Alle späteren Versuche Simsons, auch ohne den Herrn jene Stricke zu zerreißen, durch welche die Philister ihn gefesselt hatten, waren vergeblich. Er blieb bis an seinen Tod ein Gefangener der Feinde seines Volkes. Geweihte Gottes, wie Simson es war, leben in ihrem Dienst und in ihrem Kampf nicht von Kräften, die sie auch ohne Gott in sich tragen. Das Geheimnis ihrer Stärke liegt in dem dauernden Handeln Gottes durch sie. Muss der Herr sich mit seinem Handeln erst aus ihrem Leben zurückziehen, dann bemühen sie sich vergeblich, die Fesseln der Welt von sich zu werfen. Alles Schütteln, und mag Simson es nachher genau so tun, wie er es vordem getan hat, machte ihn nicht wieder frei für den Dienst an seinem Volk.

Weit mehr als einst ein Simson ist die gegenwärtige Kirche Jesu Christi in ihrem Kampf und Dienst abhängig von der Gegenwart und dem Wirken ihres Herrn. Wie oft aber glich auch ihr Leben im Verlauf ihrer Geschichte dem Leben eines Simson, der am Busen einer Philisterdirne seine Locken verlor. Sie glaubte, ohne Verlust ihrer heiligsten Güter, die Liebe der Welt teilen zu dürfen.

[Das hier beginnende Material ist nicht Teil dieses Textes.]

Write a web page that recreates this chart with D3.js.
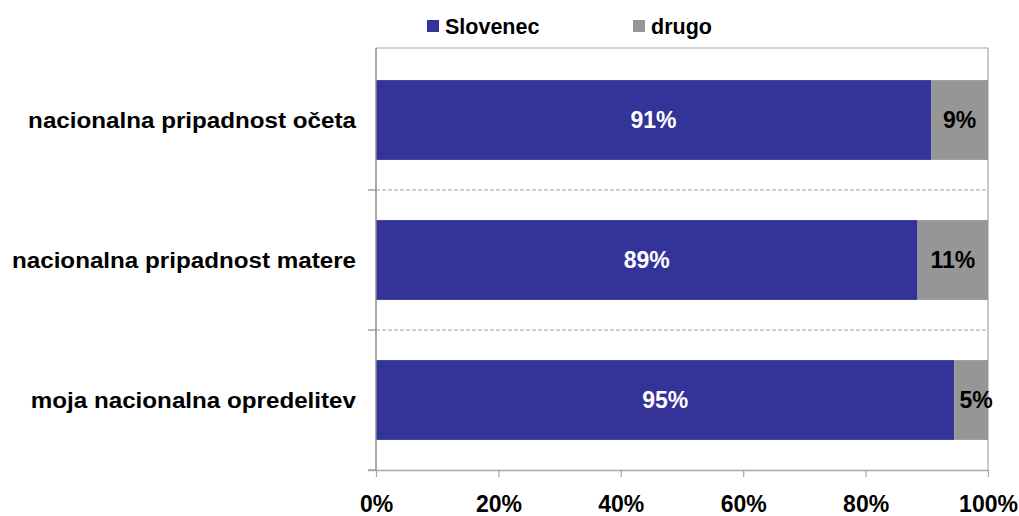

Sie begab sich in schwerste Versuchungen, da sie annahm, in ihrer Glaubenskraft für immer Herrin aller Fesseln des Feindes sein zu können. Eines Tages schüttelte sie sich jedoch wie vordem, d.h. ebetete wie vordem, evangelisierte wie vordem, predigte wie vordem, pflegte Vereine wie vordem, blieb bekenntnistreu wie vordem, und doch überwand sie die Fesseln der Welt nicht mehr. Der Herr war aus ihrem Leben und Dienst gewichen.

Hinfort teilte ihr Leben die Schmach Simsons. Er blieb ein Gefesselter der Philister. Er verlor seine Augen. Seine Kraft wurde in der Tretmühle der Feinde verbraucht. Ein Leben, das Gott geweiht war, sah sich gezwungen, sich im Dienst der Welt zu verzehren. Es blieb hinfort fruchtlos für den Ausbau der Königsherrschaft Gottes auf Erden und ging mit in einem Gericht unter, das Simson zuletzt noch über einen Teil der Philister heraufbeschwor.